At UNILORIN, the local ASUU chapter that has the heart of the university management has gained notoriety within the national leadership of the union for not complying with strikes. This has been the case since 2001 when 49 lecturers of the university were sacked for joining a national strike. Though they were reinstated in 2009, the university has two factions of ASUU, the stronger of which does not comply with strikes.
Deputy Vice Chancellor (Academics) Prof Sidikat Ijaya said the university had gained positively from not going on strike.
Speaking at an international conference organised by the Social Studies Association of Nigeria (SOSAN) and hosted by the university, at the start of the strike, Ijaya said: “This non-participation of UNILORIN in all strikes called by ASUU has been responsible for the unbroken academic calendar and peace we have on campus in the last 16 years.”

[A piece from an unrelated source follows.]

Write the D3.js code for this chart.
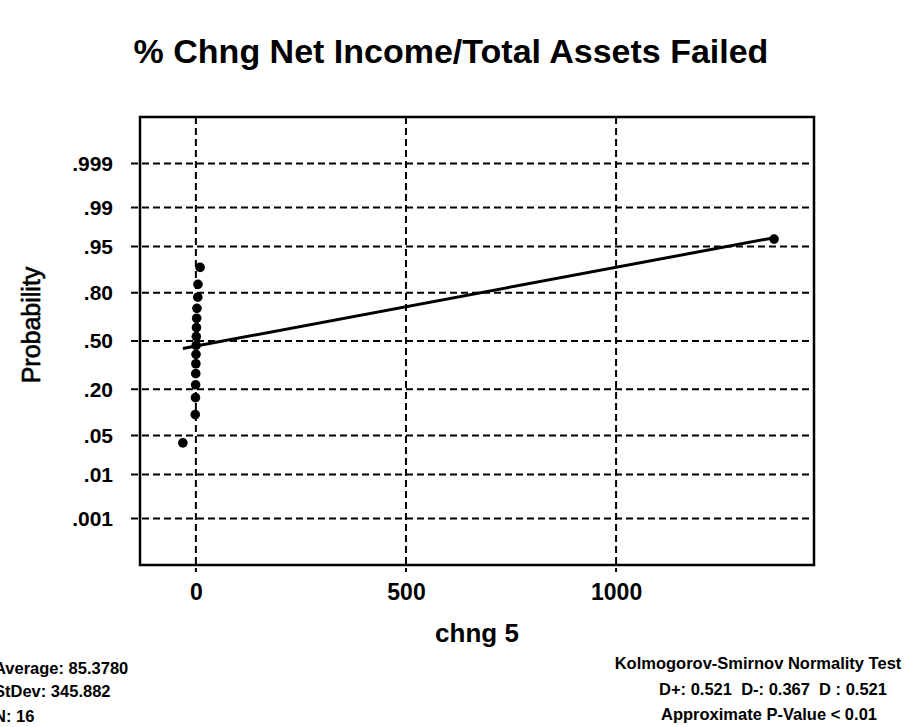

However, the factional ASUU Chairman, who is recognised by the UNILORIN management, Dr. Usman Raheem, said the union agreed with ASUU on the reasons for the strike.
He said the lecturers did not join the strike because the chapter was not informed about it.
Raheem said: “UNILORIN is not observing the strike called by the national union of ASUU because of obvious reasons.
“Since 2001, UNILORIN has not been part of ASUU national, which has also been carrying its activities without us. The reasons for the strike and need for it were not communicated to us at UNLLORIN. So, the referendum for whether it will hold or not in this university was not conducted because it was not communicated to us.
“However, we came across the reason the national union is calling the strike. We believe in it; we believe that ASUU has a reason to agitate for the implementation of the 2009 agreement, which the Federal Government signed with the union. It is just honourable that the Federal Government honours the agreement. We support the move to force them to do the needful.”
Reacting to the reasons for non-compliance in the institutions visited, National ASUU President, Prof Biodun Ogunyemi, said ASUU was aware of the local issues in the chapters and excused the unions to sort out their domestic issues. Nonetheless, he said their non-compliance did not discredit the union’s struggles as it recorded more than 90 per cent compliance.
“Any branch that has crisis, we know they have a disability and as such they cannot present a common front. In each organisation, there will always be weak areas. But it does not detract from the integrity of our struggle. Over 90 per cent of our branches are on strike,” he said.
He however accused the UNILORIN chapter of being hypocritical by supporting the reasons for the strike, but not joining in the struggle.
Ogunyemi said: “Can you not see that it is contradictory? You believe in what someone is doing but you cannot do it; you say you were not invited. They know they have violated the ASUU constitution. UNILORIN has always maintained this moral bankruptcy. They want to reap where they did not sow. Don’t be surprised this has been happening in Ilorin. UNILORIN is not a good university to showcase when it comes to moral steadfastness.”
The ASUU chief also condemned the university management for persecuting lecturers loyal to the national body.
“Our members who are loyal, they have sent them out – placing them on suspension. The secretary of the union has been suspended for more than six months. We protested but nothing was done – so there is official connivance,” he said.
ASUU is billed to meet with the government again today in Abuja to negotiate issues that led to the strike. The union is demanding: The registration of Nigerian Universities Pension Management Company, NUPEMCO; payment of complete salaries in federal universities (salaries have been incomplete for about a year) and better funding of state universities; payment of arrears of earned academic allowances; release of funds for rehabilitation of public universities; implementation of guidelines for retirement benefits of professors; exemption of universities from the Treasury Single Account (TSA) and resumption of funding for universities staff primary schools.
If all goes well, students may soon be called back to the classroom.